**What is required:**
Begin at the top of the records below and return each line exactly through the line with "import pandas as pd". Skip pictures.

>>

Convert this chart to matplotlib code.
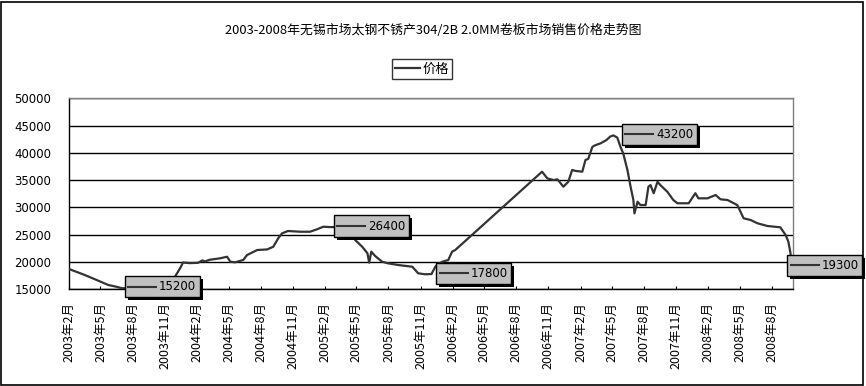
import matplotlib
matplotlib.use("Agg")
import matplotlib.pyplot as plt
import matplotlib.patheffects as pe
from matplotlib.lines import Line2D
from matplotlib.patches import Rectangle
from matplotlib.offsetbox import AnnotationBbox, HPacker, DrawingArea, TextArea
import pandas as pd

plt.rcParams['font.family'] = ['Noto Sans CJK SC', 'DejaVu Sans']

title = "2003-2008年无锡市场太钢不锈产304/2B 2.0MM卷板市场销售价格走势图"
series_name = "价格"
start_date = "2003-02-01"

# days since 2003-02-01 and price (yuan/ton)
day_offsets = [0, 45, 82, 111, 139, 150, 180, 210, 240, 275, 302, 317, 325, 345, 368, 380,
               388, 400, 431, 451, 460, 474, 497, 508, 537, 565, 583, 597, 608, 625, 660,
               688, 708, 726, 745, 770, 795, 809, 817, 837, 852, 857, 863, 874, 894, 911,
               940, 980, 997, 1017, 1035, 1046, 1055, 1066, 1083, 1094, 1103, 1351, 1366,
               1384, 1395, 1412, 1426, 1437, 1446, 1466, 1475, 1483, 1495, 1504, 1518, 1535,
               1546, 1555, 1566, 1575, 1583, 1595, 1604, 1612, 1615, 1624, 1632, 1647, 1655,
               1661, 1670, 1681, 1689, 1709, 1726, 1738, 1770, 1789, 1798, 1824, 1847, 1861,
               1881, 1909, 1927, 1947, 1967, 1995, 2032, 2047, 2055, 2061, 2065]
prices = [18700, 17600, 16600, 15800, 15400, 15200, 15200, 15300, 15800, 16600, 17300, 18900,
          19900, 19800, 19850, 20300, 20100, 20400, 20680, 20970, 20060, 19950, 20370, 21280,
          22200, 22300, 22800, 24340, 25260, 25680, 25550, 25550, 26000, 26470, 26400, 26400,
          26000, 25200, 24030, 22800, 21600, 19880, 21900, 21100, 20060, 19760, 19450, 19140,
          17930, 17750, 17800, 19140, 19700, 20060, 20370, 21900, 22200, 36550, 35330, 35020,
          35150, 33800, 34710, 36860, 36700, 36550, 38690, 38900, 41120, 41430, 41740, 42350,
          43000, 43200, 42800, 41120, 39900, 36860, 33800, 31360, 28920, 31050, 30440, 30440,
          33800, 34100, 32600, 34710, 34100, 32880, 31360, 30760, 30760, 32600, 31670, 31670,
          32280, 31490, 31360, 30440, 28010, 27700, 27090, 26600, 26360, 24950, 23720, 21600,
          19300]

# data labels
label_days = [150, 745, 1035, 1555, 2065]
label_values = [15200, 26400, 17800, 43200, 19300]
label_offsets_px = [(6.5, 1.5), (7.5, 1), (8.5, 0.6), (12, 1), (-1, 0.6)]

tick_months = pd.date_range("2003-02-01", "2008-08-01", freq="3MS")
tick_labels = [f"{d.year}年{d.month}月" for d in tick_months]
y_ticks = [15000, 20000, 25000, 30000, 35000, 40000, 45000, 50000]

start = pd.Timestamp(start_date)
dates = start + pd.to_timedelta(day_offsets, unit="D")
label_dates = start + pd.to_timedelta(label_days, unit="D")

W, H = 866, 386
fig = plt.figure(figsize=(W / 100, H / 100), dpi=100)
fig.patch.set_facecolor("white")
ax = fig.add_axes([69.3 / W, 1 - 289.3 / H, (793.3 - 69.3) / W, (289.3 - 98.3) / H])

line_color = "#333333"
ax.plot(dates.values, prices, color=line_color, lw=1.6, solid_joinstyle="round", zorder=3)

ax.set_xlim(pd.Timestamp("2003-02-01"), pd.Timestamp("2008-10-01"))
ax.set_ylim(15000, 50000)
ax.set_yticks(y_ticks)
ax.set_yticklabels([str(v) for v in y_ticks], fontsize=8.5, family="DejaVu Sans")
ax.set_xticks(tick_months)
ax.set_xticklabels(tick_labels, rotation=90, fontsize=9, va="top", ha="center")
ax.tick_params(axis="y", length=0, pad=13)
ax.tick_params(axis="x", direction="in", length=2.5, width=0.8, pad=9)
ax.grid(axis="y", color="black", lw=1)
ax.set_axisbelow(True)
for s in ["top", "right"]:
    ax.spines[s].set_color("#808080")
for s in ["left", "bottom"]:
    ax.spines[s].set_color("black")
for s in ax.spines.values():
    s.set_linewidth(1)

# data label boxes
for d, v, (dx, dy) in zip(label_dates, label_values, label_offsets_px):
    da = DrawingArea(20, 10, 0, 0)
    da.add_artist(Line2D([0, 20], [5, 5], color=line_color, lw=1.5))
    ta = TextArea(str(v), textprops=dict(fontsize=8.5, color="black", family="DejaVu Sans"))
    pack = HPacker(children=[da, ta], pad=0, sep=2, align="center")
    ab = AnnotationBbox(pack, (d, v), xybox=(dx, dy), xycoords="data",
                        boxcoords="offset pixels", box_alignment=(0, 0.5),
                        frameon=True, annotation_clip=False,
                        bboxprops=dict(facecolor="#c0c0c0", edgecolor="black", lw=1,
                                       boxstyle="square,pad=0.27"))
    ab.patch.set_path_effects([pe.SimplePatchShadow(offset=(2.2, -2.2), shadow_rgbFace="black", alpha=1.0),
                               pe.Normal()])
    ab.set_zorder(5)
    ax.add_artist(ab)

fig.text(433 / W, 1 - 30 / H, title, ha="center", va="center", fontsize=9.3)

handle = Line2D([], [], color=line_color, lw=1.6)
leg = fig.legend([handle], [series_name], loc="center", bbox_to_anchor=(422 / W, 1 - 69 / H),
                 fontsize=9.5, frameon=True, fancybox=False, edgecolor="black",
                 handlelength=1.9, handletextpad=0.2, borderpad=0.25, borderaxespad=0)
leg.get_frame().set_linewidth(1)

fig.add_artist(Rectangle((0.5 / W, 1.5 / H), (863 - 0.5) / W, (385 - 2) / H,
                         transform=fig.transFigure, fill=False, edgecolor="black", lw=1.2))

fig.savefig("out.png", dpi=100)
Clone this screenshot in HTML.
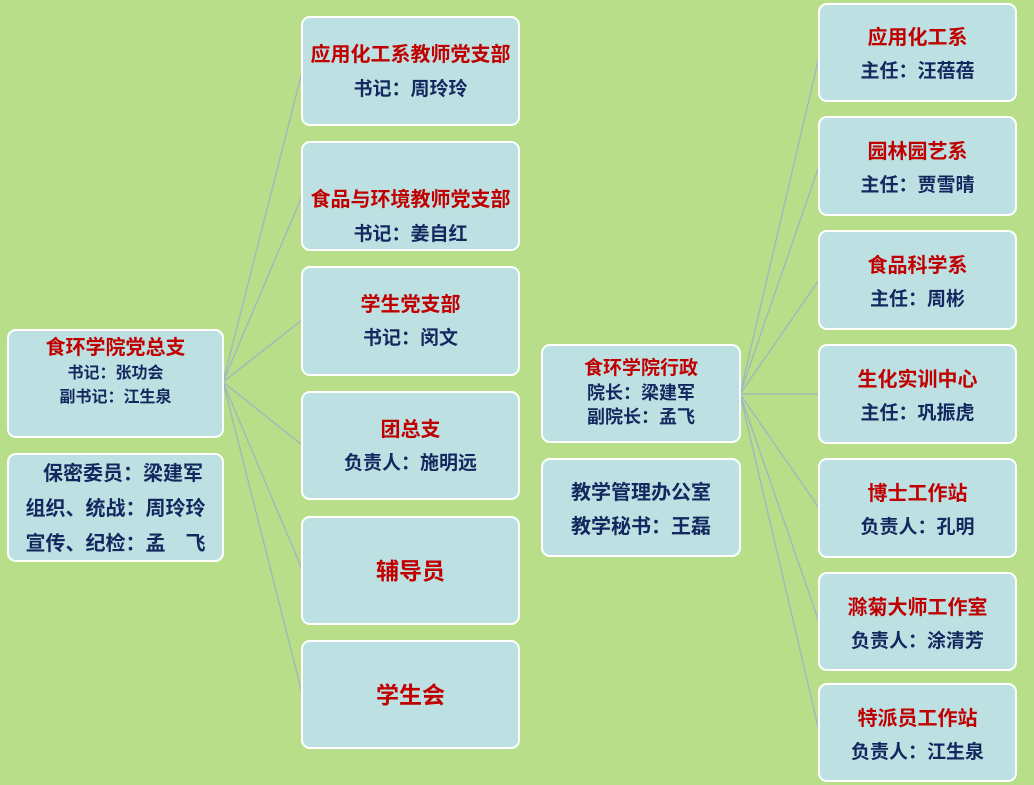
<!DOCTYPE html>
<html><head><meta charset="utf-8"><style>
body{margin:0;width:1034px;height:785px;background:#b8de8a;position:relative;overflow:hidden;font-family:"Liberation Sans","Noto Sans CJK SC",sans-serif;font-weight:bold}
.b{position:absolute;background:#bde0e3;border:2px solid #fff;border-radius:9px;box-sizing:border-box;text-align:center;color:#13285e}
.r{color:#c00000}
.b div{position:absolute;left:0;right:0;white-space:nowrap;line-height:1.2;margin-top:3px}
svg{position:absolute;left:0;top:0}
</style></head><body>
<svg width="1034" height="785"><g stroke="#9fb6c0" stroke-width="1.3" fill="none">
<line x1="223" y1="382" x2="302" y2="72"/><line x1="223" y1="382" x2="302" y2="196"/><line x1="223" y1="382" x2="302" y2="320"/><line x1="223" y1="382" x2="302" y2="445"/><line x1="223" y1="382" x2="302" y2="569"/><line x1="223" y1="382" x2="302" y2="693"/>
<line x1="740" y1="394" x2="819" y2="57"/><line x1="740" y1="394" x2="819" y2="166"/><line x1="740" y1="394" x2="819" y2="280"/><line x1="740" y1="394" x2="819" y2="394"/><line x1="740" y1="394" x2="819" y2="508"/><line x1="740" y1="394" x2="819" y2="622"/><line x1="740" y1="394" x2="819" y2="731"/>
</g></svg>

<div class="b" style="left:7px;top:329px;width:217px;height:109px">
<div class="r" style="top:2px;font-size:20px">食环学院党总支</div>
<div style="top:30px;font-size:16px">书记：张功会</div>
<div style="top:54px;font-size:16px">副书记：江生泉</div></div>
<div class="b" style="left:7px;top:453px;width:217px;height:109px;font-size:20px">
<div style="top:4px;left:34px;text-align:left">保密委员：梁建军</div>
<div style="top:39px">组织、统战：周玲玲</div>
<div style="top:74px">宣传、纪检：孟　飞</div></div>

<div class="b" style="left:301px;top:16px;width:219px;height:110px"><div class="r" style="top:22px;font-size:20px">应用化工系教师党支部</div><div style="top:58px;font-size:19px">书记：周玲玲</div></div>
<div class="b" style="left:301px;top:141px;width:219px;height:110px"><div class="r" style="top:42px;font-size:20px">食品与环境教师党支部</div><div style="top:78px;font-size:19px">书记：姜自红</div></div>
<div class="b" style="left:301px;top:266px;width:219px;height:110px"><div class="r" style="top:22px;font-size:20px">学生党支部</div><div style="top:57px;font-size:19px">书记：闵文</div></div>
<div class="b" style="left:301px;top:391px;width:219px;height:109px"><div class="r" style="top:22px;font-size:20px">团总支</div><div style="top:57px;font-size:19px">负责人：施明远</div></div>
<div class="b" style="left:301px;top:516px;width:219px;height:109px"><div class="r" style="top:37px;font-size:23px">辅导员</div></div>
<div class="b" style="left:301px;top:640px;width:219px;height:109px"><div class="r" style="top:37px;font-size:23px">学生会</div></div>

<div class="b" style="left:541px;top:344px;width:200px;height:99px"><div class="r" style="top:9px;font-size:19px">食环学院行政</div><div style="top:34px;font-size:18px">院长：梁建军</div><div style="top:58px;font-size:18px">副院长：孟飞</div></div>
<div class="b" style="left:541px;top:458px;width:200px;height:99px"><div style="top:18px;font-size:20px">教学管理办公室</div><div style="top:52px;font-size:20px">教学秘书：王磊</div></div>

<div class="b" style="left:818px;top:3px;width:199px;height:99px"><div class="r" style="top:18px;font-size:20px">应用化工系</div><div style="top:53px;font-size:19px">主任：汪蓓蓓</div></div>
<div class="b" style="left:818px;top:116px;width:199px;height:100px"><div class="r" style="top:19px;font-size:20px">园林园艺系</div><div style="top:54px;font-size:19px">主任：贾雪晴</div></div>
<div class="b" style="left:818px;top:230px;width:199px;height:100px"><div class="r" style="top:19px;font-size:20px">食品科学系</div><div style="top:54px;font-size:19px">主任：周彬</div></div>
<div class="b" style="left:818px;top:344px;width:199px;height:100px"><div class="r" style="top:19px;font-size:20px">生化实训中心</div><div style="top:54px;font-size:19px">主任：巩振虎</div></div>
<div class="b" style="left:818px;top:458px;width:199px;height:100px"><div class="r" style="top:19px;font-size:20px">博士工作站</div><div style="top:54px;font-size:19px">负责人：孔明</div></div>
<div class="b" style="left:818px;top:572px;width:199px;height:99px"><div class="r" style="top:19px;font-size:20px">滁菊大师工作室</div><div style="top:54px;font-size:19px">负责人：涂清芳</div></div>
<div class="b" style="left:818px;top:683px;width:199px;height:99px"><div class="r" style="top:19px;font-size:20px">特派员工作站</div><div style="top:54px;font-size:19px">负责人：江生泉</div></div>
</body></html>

<<

**Output below:**
Convert this chart to matplotlib code.
import matplotlib
matplotlib.use("Agg")
import matplotlib.pyplot as plt
import matplotlib.patheffects as pe
from matplotlib.lines import Line2D
from matplotlib.patches import Rectangle
from matplotlib.offsetbox import AnnotationBbox, HPacker, DrawingArea, TextArea
import pandas as pd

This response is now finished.